La Spagna si prepara a perdere migliaia posti di lavoro

- di: Brian Green
 
Mentre i Paesi maggiormente colpiti dalla pandemia e dalle sue ricadute economiche sono ancora col fiato sospeso in attesa di potere ripartire, ci sono situazioni già abbondantemente compromesse, dal punto di vista occupazionale, e che riguardano anche realtà abbastanza solide e che, a rigore di logica, non avrebbero dovuto pagare più di tanto l'emergenza in termini di perdita di posti di lavoro.

È per questo che in Spagna sono già partite manovre che dovrebbero spianare la strada a massicce campagne di licenziamenti che colpiranno - qui non si tratta di ipotesi, ma di piani veri e propri già ufficializzati - soprattutto il settore bancario, per il quale si prospettano tagli alla forza lavoro molto corposi. I numeri parlano chiaro: da qui a quando si considereranno conclusi, i piani prevedono che il numero di persone che dovranno abbandonare il loro lavoro dipendente non sarà inferiore alle 35.000 unità, tra uscite concordate con i sindacati, altre per cui è in corso una trattativa, diverse per le quali è stata già investita la magistratura del lavoro e altre che sono ancora a livello di semplice annuncio.

Queste fuoriuscite dal mondo del lavoro attivo non saranno contestuali, ma seguiranno un calendario scaglionato. Comunque, secondo gli analisti, questi ''licenziamenti'' con la pandemia hanno forse poco a che spartire, trattandosi - dicono fonti del Ministero del Lavoro spagnolo - di conseguenze di piani di ristrutturazione messe a punto in precedenza. Il settore maggiormente interessato è quello bancario, per il quale si prospetta una riduzione della forza lavoro pari a 18 mila unità. Questi tagli sono conseguenza di crisi che si sono accavallate negli anni, ma anche dei cambiamenti tecnologici nel business e delle nuove abitudini dei clienti, sempre più inclini a servirsi del digital banking e meno a recarsi fisicamente nelle filiali. A peggiorare le cose, sempre a detta degli analisti, ci sono poi i tassi di interesse negativi che non aiutano la redditività e minacciano il modello di lavoro.
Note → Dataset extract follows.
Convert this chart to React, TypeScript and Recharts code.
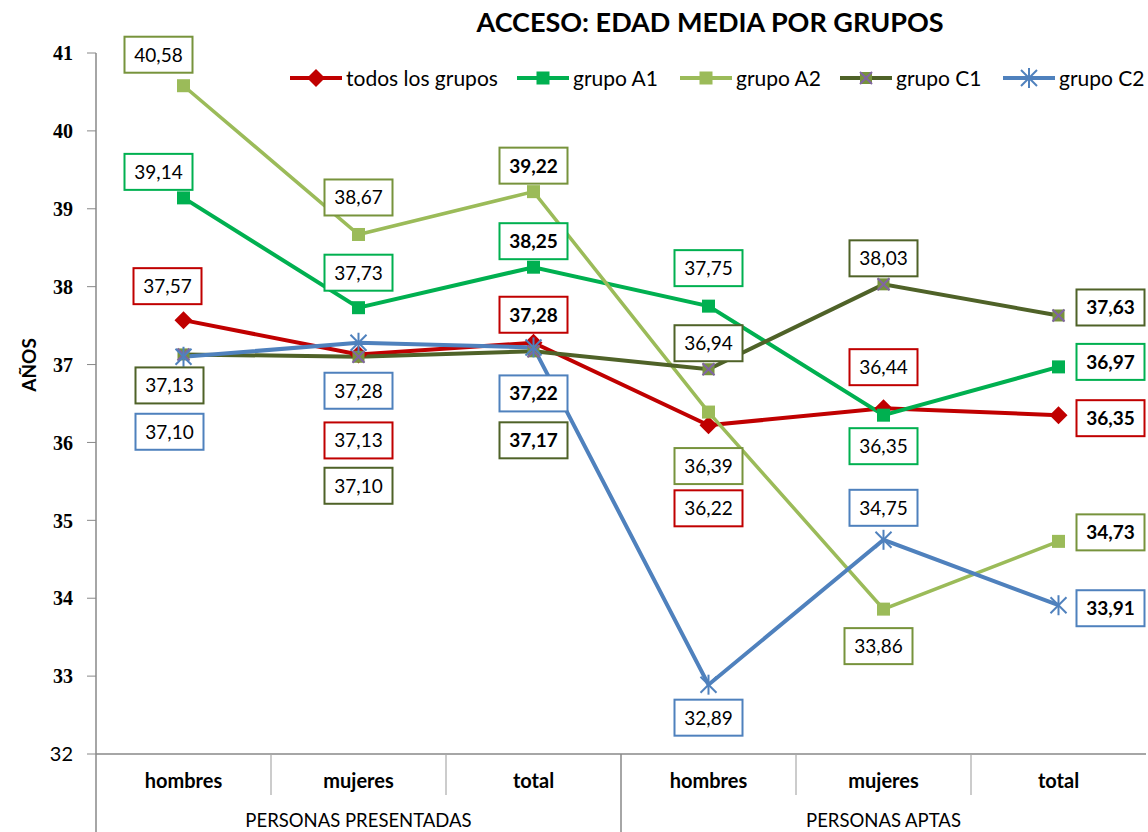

Questo processo di trasformazione - e di licenziamenti - da tempo in corso ha subito una accelerazione con l'arrivo della pandemia. Gli esempi non hanno bisogno di commento: CaixaBank perderà 7.791 posizioni lavorative; BBVA 3.450; e Santander, 3.572. Per un totale di quasi 15.000 dipendenti. Cui vanno aggiunti i 1.817 del piano di prepensionamento presentato da Sabadell, alla fine del 2020, e le 750 uscire anticipate concordate da Ibercaja.
Se è vero che il saldo finale potrebbe essere inferiore in base all'esito delle trattative con i sindacati, è anche verosimile la possibilità che altre aziende potrebbero annunciare nel frattempo i loro piani di abbattimento delle quote dei dipendenti. E tagli sono annunciati anche a El Corte Ingles, la catena di negozi di abbigliamento, presente in tutto il Paese con oltre ottanta punti vendite e che è stata tra i primi a usare l'e-commerce. I tagli previsti e concordati con i sindacati sono 3.292, ma le condizioni economiche prospettate hanno spinto 4.312 dipendenti ad aderire alla proposta. Sarà ora un'altra analisi delle esigenze dell'azienda (ovvero un controllo reparto per reparto) a fissare un tesso alle fuoriuscite.

Altre trattative sono in corso per H&M (1.100 uscite), la catena di profumerie Douglas (492 dipendenti) , Coca Cola (360), Adolfo Dominguez (negozi di moda, 283 lavoratori), Heineken e Worten (catena di negozi per la vendita di articoli elettronici e di elettrodomestici, che taglierà 212 posizioni).
Per settori, l'industria (in tutte le sue varianti) è quella che affronta il maggior numero di uscite. La Nissan taglierà 2.500 dipendenti, con la chiusura del secondo più grande stabilimento della Catalogna; la Ford, 980 dipendenti; Continentale 750; Bosch 660. Tagli anche nel settore energetico. Endesa prevede 1200 uscire volontarie in quattro anni, Naturgy taglierà 1000 dipendenti. E circa mille saranno i lavoratori che perderà l'industria aeronautica - con Airbus in testa -.